Seems the link is broken, so I’ll add it here:


Also the discussion on LMR you mentioned is here: Can anyone interpret this Q-learning code?

Could you maybe add some quick info about what happens when your robot learns, and how Q-learning works?

Edit:
This video explains roughly the process, see also the video description: A Self-Learning Crawling Robot (Q-Learning)

And here is a simpler problem about finding the shortest path between rooms (symbolized by LEDs): https://alidemir1.github.io/qlearning-post/
I think it’s useful to understand, because it maps well to the key part of Q-Learning: the reward matrix.

Finally, here is a simulator for q-learning: https://www.mladdict.com/q-learning-simulator

Another tutorial: https://people.revoledu.com/kardi/tutorial/ReinforcementLearning/

Unfortunately they all have small mistakes/little imprecisions. But when you follow the examples, you get what is really intended. This trumps pure theory where you don’t have enough information to infer the errors/missing information, and all is just codified in abstract terms that could have various interpretations.

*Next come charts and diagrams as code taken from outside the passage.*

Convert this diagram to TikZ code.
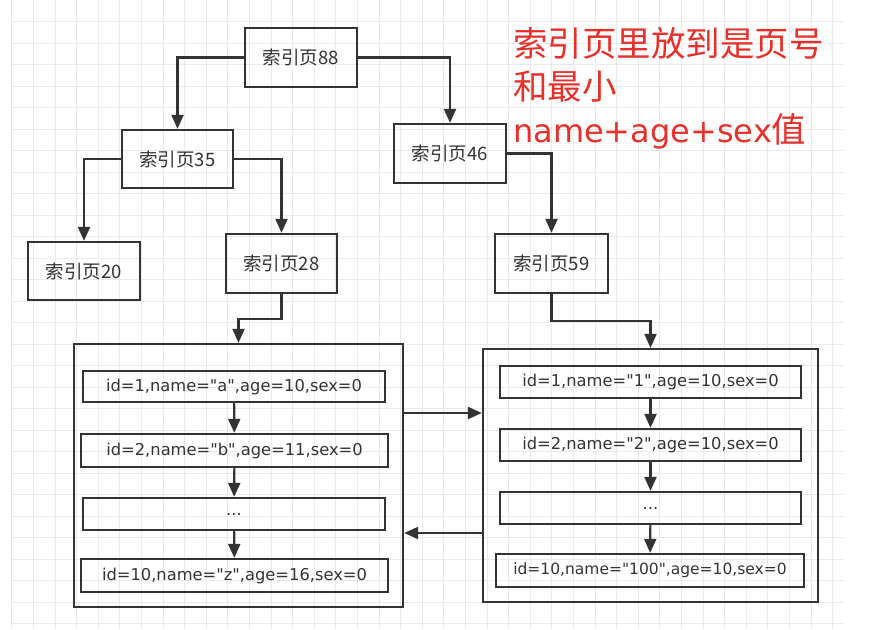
\documentclass[tikz,border=0pt]{standalone}
\usepackage{fontspec}
\setmainfont{Noto Sans CJK SC}[Ligatures=TeXOff]
\newfontfamily\recfont{DejaVu Sans}[Ligatures=TeXOff]
\usetikzlibrary{arrows.meta,calc}
\definecolor{ln}{HTML}{333333}
\definecolor{gridc}{HTML}{EAEAEA}
\definecolor{redt}{HTML}{E8302A}
\begin{document}
\begin{tikzpicture}[x=1pt,y=-1pt,
  box/.style={draw=ln,line width=2.3pt,rectangle,inner sep=0pt,text=ln,font=\fontsize{18.5}{22}\selectfont},
  rec/.style={draw=ln,line width=2.3pt,rectangle,inner sep=0pt,text=ln,font=\recfont\fontsize{16.3}{20}\selectfont},
  cont/.style={draw=ln,line width=2.3pt,rectangle,inner sep=0pt},
  arr/.style={draw=ln,line width=2.2pt,-{Triangle[length=14pt,width=12pt]}},
  redtxt/.style={text=redt,font=\fontsize{34.5}{40}\selectfont,anchor=base west,inner sep=0pt}]
\useasboundingbox (0,0) rectangle (891,629);
\fill[white] (0,0) rectangle (891,629);
% grid
\foreach \i in {0,...,38} {\draw[gridc,line width=0.7pt] ({11.7+21.6*\i},0) -- ({11.7+21.6*\i},629);}
\foreach \j in {1,...,29} {\draw[gridc,line width=0.7pt] (11.7,{0.2+21.5*\j}) -- (844,{0.2+21.5*\j});}
% index pages
\node[box,minimum width=112pt,minimum height=59pt] (p88) at (301,57.5) {索引页88};
\node[box,minimum width=111pt,minimum height=58pt] (p35) at (177.5,159) {索引页35};
\node[box,minimum width=112pt,minimum height=58pt] (p20) at (84,271) {索引页20};
\node[box,minimum width=111pt,minimum height=59pt] (p28) at (281.5,263.5) {索引页28};
\node[box,minimum width=112pt,minimum height=59pt] (p46) at (450,153.5) {索引页46};
\node[box,minimum width=113pt,minimum height=59pt] (p59) at (551.5,263.5) {索引页59};
% data pages
\node[cont,minimum width=329pt,minimum height=263pt] (L) at (238.5,475.5) {};
\node[cont,minimum width=335pt,minimum height=253pt] (R) at (650.5,475.5) {};
\node[rec,minimum width=302pt,minimum height=31pt] (l1) at (234,386.5) {id=1,name="a",age=10,sex=0};
\node[rec,minimum width=307pt,minimum height=33pt] (l2) at (234.5,450.5) {id=2,name="b",age=11,sex=0};
\node[rec,minimum width=302pt,minimum height=32pt] (l3) at (234,514) {...};
\node[rec,minimum width=307pt,minimum height=33pt] (l4) at (234.5,575.5) {id=10,name="z",age=16,sex=0};
\node[rec,minimum width=301pt,minimum height=32pt] (r1) at (650.5,382) {id=1,name="1",age=10,sex=0};
\node[rec,minimum width=301pt,minimum height=32pt] (r2) at (650.5,445) {id=2,name="2",age=10,sex=0};
\node[rec,minimum width=301pt,minimum height=32pt] (r3) at (650.5,508) {...};
\node[rec,minimum width=308pt,minimum height=33pt,font=\recfont\fontsize{15.5}{20}\selectfont] (r4) at (650,570.5) {id=10,name="100",age=10,sex=0};
% tree arrows
\draw[arr] (p88.west) -| (p35.north);
\draw[arr] (p88.east) -| (p46.north);
\draw[arr] (p35.west) -| (p20.north);
\draw[arr] (p35.east) -| (p28.north);
\draw[arr] (p46.east) -| (p59.north);
\draw[arr] (p28.south) -- ++(0,25) -| (L.north);
\draw[arr] (p59.south) -- ++(0,27) -| (R.north);
% record arrows
\draw[arr] (l1) -- (l2);
\draw[arr] (l2) -- (l3);
\draw[arr] (l3) -- (l4);
\draw[arr] (r1) -- (r2);
\draw[arr] (r2) -- (r3);
\draw[arr] (r3) -- (r4);
% page links
\draw[arr] ([yshift=62.5pt]L.east) -- ([yshift=62.5pt]R.west);
\draw[arr] ([yshift=-57.5pt]R.west) -- ([yshift=-57.5pt]L.east);
% note
\node[redtxt] (t1) at (513,56) {索引页里放到是页号};
\node[redtxt] (t2) at (513,99) {和最小};
\node[redtxt] (t3) at (513,142) {{\recfont\fontsize{32}{40}\selectfont name+age+sex}值};
\end{tikzpicture}
\end{document}
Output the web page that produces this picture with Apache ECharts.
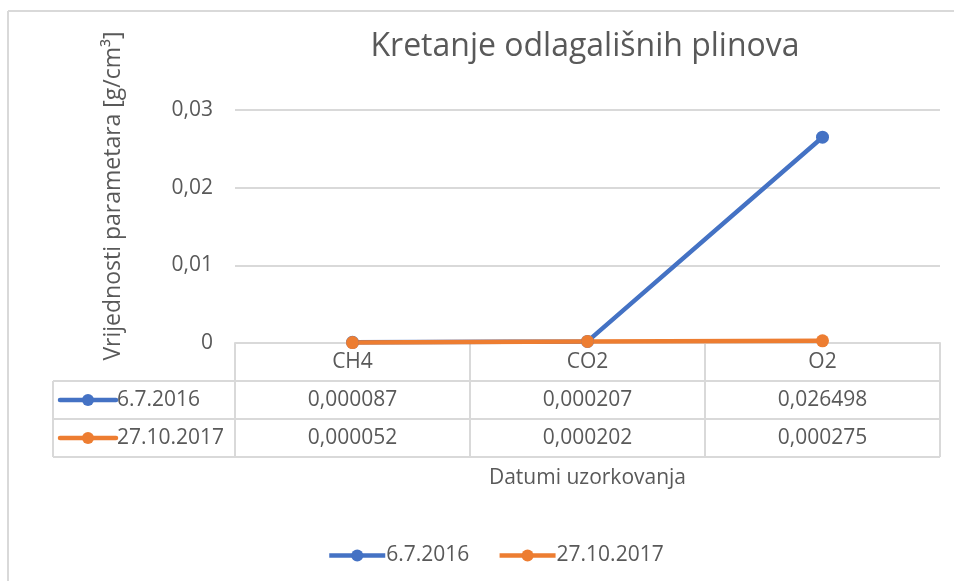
<!DOCTYPE html>
<html>
<head>
<meta charset="utf-8">
<script src="https://cdn.jsdelivr.net/npm/echarts@6/dist/echarts.min.js"></script>
<style>
  html, body { margin: 0; padding: 0; background: #fff; }
  #chart { width: 954px; height: 581px; }
</style>
</head>
<body>
<div id="chart"></div>
<script>
const categories = ["CH4", "CO2", "O2"]
const seriesNames = ["6.7.2016", "27.10.2017"]
const values2016 = [0.000087, 0.000207, 0.026498]
const values2017 = [0.000052, 0.000202, 0.000275]
const yTicks = [0, 0.01, 0.02, 0.03]

const colors = ["#4472C4", "#ED7D31"]
const textColor = "#595959"
const lineColor = "#d9d9d9"
const font = "'Open Sans', sans-serif"

// layout
const gridLeft = 235
const gridRight = 940
const gridTop = 110
const gridBottom = 343
const rowH = 38
const tableLeft = 53

const fmt = v => v.toFixed(6).replace(".", ",")
const allValues = [values2016, values2017]

const chart = echarts.init(document.getElementById("chart"))

// table borders + left column (legend keys)
const graphics = []
const hLine = (x1, x2, y) => graphics.push({
  type: "line", shape: { x1, y1: y, x2, y2: y },
  style: { stroke: lineColor, lineWidth: 2 }, silent: true,
})
const vLine = (x, y1, y2) => graphics.push({
  type: "line", shape: { x1: x, y1, x2: x, y2 },
  style: { stroke: lineColor, lineWidth: 2 }, silent: true,
})
const bandW = (gridRight - gridLeft) / categories.length
hLine(tableLeft, gridRight, gridBottom + rowH)
hLine(tableLeft, gridRight, gridBottom + rowH * 2)
hLine(tableLeft, gridRight, gridBottom + rowH * 3)
vLine(tableLeft, gridBottom + rowH, gridBottom + rowH * 3)
for (let i = 0; i <= categories.length; i++) {
  vLine(gridLeft + bandW * i, gridBottom, gridBottom + rowH * 3)
}
seriesNames.forEach((name, i) => {
  const cy = gridBottom + rowH * (i + 1) + rowH / 2
  graphics.push({
    type: "line", shape: { x1: 60, y1: cy, x2: 116, y2: cy },
    style: { stroke: colors[i], lineWidth: 4.5, lineCap: "round" }, silent: true,
  })
  graphics.push({
    type: "circle", shape: { cx: 88, cy, r: 6 },
    style: { fill: colors[i] }, silent: true,
  })
  graphics.push({
    type: "text", x: 117, y: cy,
    style: { text: name, fill: textColor, font: "21px " + font, verticalAlign: "middle" },
    silent: true,
  })
})
// outer frame
hLine(8, 954, 11)
vLine(8, 11, 581)
// y axis title
graphics.push({
  type: "text", x: 113, y: 196, rotation: Math.PI / 2,
  style: {
    text: "Vrijednosti parametara [g/cm³]", fill: textColor, font: "23px " + font,
    align: "center", verticalAlign: "middle",
  },
  silent: true,
})
// x axis title
graphics.push({
  type: "text", x: (gridLeft + gridRight) / 2, y: 478,
  style: {
    text: "Datumi uzorkovanja", fill: textColor, font: "21px " + font,
    align: "center", verticalAlign: "middle",
  },
  silent: true,
})

const option = {
  animation: false,
  textStyle: { fontFamily: font, color: textColor },
  title: {
    text: "Kretanje odlagališnih plinova",
    left: 580,
    top: 26,
    textAlign: "center",
    textStyle: { fontSize: 32, fontWeight: "normal", color: textColor, fontFamily: font },
  },
  legend: {
    data: seriesNames,
    left: 322,
    top: 540,
    itemWidth: 56,
    itemHeight: 15,
    itemGap: 28,
    lineStyle: { width: 4.5 },
    textStyle: { fontSize: 21, color: textColor, padding: [0, 0, 0, -4] },
  },
  grid: {
    left: gridLeft,
    right: 954 - gridRight,
    top: gridTop,
    bottom: 581 - gridBottom,
  },
  xAxis: {
    type: "category",
    data: categories,
    boundaryGap: true,
    axisLine: { lineStyle: { color: lineColor, width: 2 } },
    axisTick: { show: false },
    axisLabel: {
      margin: 0,
      interval: 0,
      formatter: (value, idx) =>
        [`{c|${value}}`, ...allValues.map(vals => `{c|${fmt(vals[idx])}}`)].join("\n"),
      rich: {
        c: { fontSize: 21, lineHeight: rowH, color: textColor, fontFamily: font },
      },
    },
  },
  yAxis: {
    type: "value",
    min: yTicks[0],
    max: yTicks[yTicks.length - 1],
    interval: yTicks[1] - yTicks[0],
    axisLine: { show: false },
    axisTick: { show: false },
    axisLabel: {
      margin: 22,
      fontSize: 21,
      color: textColor,
      formatter: v => String(+v.toFixed(2)).replace(".", ","),
    },
    splitLine: { lineStyle: { color: lineColor, width: 2 } },
  },
  series: [
    {
      name: seriesNames[0],
      type: "line",
      data: values2016,
      symbol: "circle",
      symbolSize: 13,
      lineStyle: { width: 4.5, color: colors[0] },
      itemStyle: { color: colors[0] },
    },
    {
      name: seriesNames[1],
      type: "line",
      data: values2017,
      symbol: "circle",
      symbolSize: 13,
      lineStyle: { width: 4.5, color: colors[1] },
      itemStyle: { color: colors[1] },
    },
  ],
  graphic: graphics,
}

chart.setOption(option)
window.addEventListener("resize", () => chart.resize())
</script>
</body>
</html>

Thanks maelh, I will post the links you supplied and a description of how the robot works.
Jim.

1 Like

Excuse me, what is the shield that you used in Arduino?

Hi.
I used this one: https://www.ebay.com/itm/V5-Sensor-Shield-Expansion-Board-Shield-For-Arduino-UNO-R3-V5-0-Electric-Module/201741001260
But you have to be careful if you use an external voltage as it must be 5 volts. I like a higher servo voltage so I bent the 5 volt pin away so that it does not connect to the Arduino Uno and then I used a 2s lipo. But also causes sensor voltage issues so you cannot use the analog and digital pins for sensors, you have to use the 5 volt (EX/A7) pin for sensor vcc though you can use the shield ground and signal wires. Probably easiest to just use 5 volts for everything and then no problems.
Or use a newer version shield. Bought mine in China (as I am located in China).
Jim.

Thanks for your updated post. Some later time I’ll check out the reinforcement version. Interesting to see various approaches.

I like the new video, looks interesting to watch it learn.

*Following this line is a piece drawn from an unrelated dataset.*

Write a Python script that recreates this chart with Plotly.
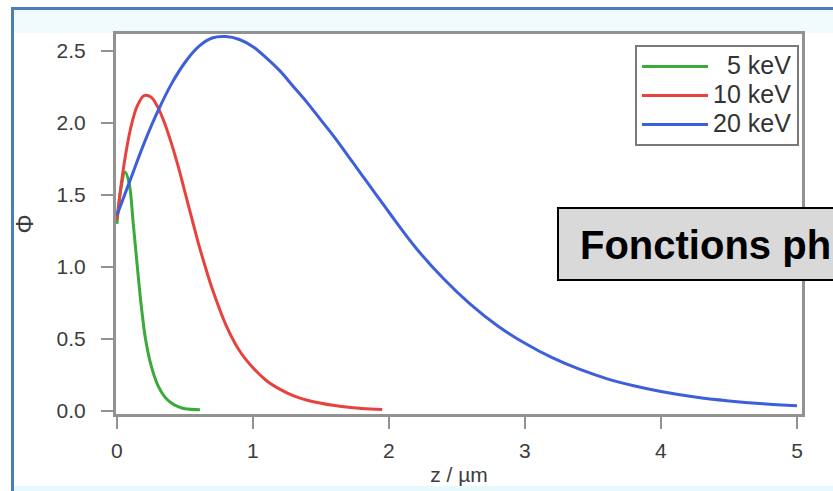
import plotly.graph_objects as go

# ---- data ----
z_5 = [0, 0.03, 0.06, 0.09, 0.12, 0.15, 0.18, 0.21, 0.25, 0.30, 0.35, 0.40, 0.45, 0.50, 0.61]
phi_5 = [1.30, 1.55, 1.66, 1.58, 1.30, 1.00, 0.72, 0.50, 0.32, 0.18, 0.10, 0.055, 0.03, 0.015, 0.008]

z_10 = [0, 0.05, 0.10, 0.15, 0.20, 0.25, 0.30, 0.35, 0.40, 0.45, 0.50, 0.55, 0.60, 0.65, 0.70,
        0.80, 0.90, 1.00, 1.10, 1.20, 1.30, 1.40, 1.60, 1.80, 1.95]
phi_10 = [1.33, 1.70, 1.96, 2.12, 2.19, 2.18, 2.11, 2.00, 1.86, 1.70, 1.52, 1.34, 1.16, 1.00, 0.85,
          0.60, 0.42, 0.30, 0.21, 0.15, 0.105, 0.075, 0.038, 0.018, 0.01]

z_20 = [0, 0.1, 0.2, 0.3, 0.4, 0.5, 0.6, 0.7, 0.8, 0.9, 1.0, 1.1, 1.2, 1.3, 1.4, 1.5, 1.6, 1.7, 1.8,
        1.9, 2.0, 2.2, 2.4, 2.6, 2.8, 3.0, 3.2, 3.4, 3.6, 3.8, 4.0, 4.25, 4.5, 4.75, 5.0]
phi_20 = [1.36, 1.61, 1.86, 2.08, 2.27, 2.42, 2.53, 2.59, 2.60, 2.58, 2.53, 2.45, 2.36, 2.25, 2.14,
          2.02, 1.90, 1.77, 1.64, 1.51, 1.38, 1.13, 0.92, 0.74, 0.59, 0.47, 0.37, 0.29, 0.225,
          0.175, 0.135, 0.097, 0.07, 0.05, 0.036]

series_labels = ["&nbsp;&nbsp;5 keV", "10 keV", "20 keV"]
series_colors = ["#3aaa3a", "#e8423f", "#3d5fd9"]

x_ticks = [0, 1, 2, 3, 4, 5]
y_ticks = [0.0, 0.5, 1.0, 1.5, 2.0, 2.5]

# ---- layout geometry (pixels) ----
W, H = 833, 491
L, R, T, B = 116, 31, 34, 77
PW, PH = W - L - R, H - T - B


def px(xp):
    return (xp - L) / PW


def py(yp):
    return (H - B - yp) / PH


fig = go.Figure()
for zz, pp, nm, col in zip([z_5, z_10, z_20], [phi_5, phi_10, phi_20], series_labels, series_colors):
    fig.add_trace(go.Scatter(x=zz, y=pp, mode="lines",
                             name=f'<span style="font-size:25px">{nm}</span>',
                             line=dict(color=col, width=3, shape="spline", smoothing=1)))

FONT = "Liberation Sans, Arial"
axis_common = dict(showline=True, linecolor="#929292", linewidth=3, mirror=True,
                   ticks="outside", ticklen=12, tickwidth=2, tickcolor="#929292",
                   showgrid=False, zeroline=False,
                   tickfont=dict(family=FONT, size=21, color="#3c3c3c"))

fig.update_xaxes(range=[-0.007, 5.037], tickvals=x_ticks, ticktext=[str(v) for v in x_ticks],
                 ticklabelstandoff=4,
                 title=dict(text="z / µm", standoff=7,
                            font=dict(family=FONT, size=21, color="#3c3c3c")),
                 **axis_common)
fig.update_yaxes(range=[-0.021, 2.618], tickvals=y_ticks, ticktext=[f"{v:.1f}" for v in y_ticks],
                 ticklabelstandoff=11,
                 title=dict(text="Φ", standoff=17,
                            font=dict(family=FONT, size=24, color="#3c3c3c")),
                 **axis_common)

shapes = [
    # light cyan band at top and bottom of slide frame
    dict(type="rect", xref="paper", yref="paper", x0=px(13), x1=px(W + 20), y0=py(33), y1=py(9),
         fillcolor="#f1fbfd", line=dict(width=0), layer="below"),
    dict(type="rect", xref="paper", yref="paper", x0=px(13), x1=px(W + 20), y0=py(H + 5), y1=py(486),
         fillcolor="#e6fafe", line=dict(width=0), layer="below"),
    # blue slide border
    dict(type="rect", xref="paper", yref="paper", x0=px(12.5), x1=px(W + 20), y0=py(H + 20), y1=py(8.5),
         fillcolor="rgba(0,0,0,0)", line=dict(color="#4a7ebb", width=3), layer="above"),
    # grey title box
    dict(type="rect", xref="paper", yref="paper", x0=px(558), x1=px(W + 30), y0=py(280), y1=py(208),
         fillcolor="#d9d9d9", line=dict(color="#000000", width=2), layer="above"),
]

fig.update_layout(
    width=W, height=H,
    margin=dict(l=L, r=R, t=T, b=B, autoexpand=False),
    paper_bgcolor="white", plot_bgcolor="white",
    showlegend=True,
    legend=dict(x=px(635), y=py(45), xanchor="left", yanchor="top",
                bgcolor="white", bordercolor="#7a7a7a", borderwidth=2,
                font=dict(family=FONT, size=20, color="#333333"),
                itemwidth=66, tracegroupgap=0),
    shapes=shapes,
    annotations=[dict(text="<b>Fonctions ph</b>", xref="paper", yref="paper",
                      x=px(578), y=py(245), xanchor="left", yanchor="middle", showarrow=False,
                      font=dict(family=FONT, size=40, color="#000000"))],
)

fig.write_html("out.html")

What is the robot base / chassis you use?

Thank you maelh, always appreciate your comments and input. The chassis is just an acrylic one from one of those two wheel robot kits. The wheels were scavenged from an rc car. The trailing wheel I was pretty proud of. I made it a one direction wheel by screwing on a sliver of vinyl to get caught in the cogs of the gear. Keeps the robot from going backward. Had made it for some other project. I saw some crawling robot projects that work both directions. Might try that one day.

1 Like

Seems I made the reinforcement learning algorithms more complex than they needed to be. The simplest solution is:

  1. Randomly choose 4 servo positions ( 2 arm positions).
  2. Move servos
  3. Check distance, if distance greater than previously moved distance, keep those positions
  4. Loop to 1 n times.
  5. In a loop, cycle between most successful two arm positions.

No need for any arrays.
I got a neural net working with this robot and then realized, what do I need the NN for, just keep the most successful positions and repeat those.

Guess I will move on to some other project now.

The point would probably be to generalize in some way, from what was learned, or to interpolate between those known cases. For example, learn to crawl in different contexts/environments, such as on a carpet or uneven terrain, or more slippery ground.

Ideally, you let it work in another environment then (or at least different enough), and it will still work.
A simple form of that could be to change the maximum angles that can be used, so it has to bend its arm differently, depending on the constraints valid right now.

In your current setting it’s probably enough to find the ideal values once, instead of generalizing.

A more uneven ground could prove to be more challenging, because it would need vision or some distance sensors, to determine the actual distance the arm needs to travel, so the end effector (i.e. “finger”) touches the ground. But it would be more complex since it’s not a linear motion, but two rotations around pivot points. You could figure that out using vector math, but here it could be fun to see if you can let the training figure out this relationship itself.

Maybe this is easier to do in a robot simulator.

Edit: This makes me think back of a project with a robot arm that tried to grab something and drop it again. Since there is quite some mechanical play, it is difficult to just replay a recorded sequence. Maybe this would work better using a neural net, and training it several times. Though it would still not be able to compensate unmeasured/unsensed difference in angular positions, since the potentiometers just wont be rotated immediately due to mechanical play.

I have another project I am working on, using neural nets. A modified RC car driving along a track made out of paper sheets. Training proves challenging.

Yeah, I get my robot working and think, “that’s cute” and then wander off on a tangent without really investigating further.
Focus is not my forte.
Will be interesting to see your code when you get yours working.
Have been working on one of my goofy machine diversions and will post a video soon.
End of term approaching so will have to get back to my real job now.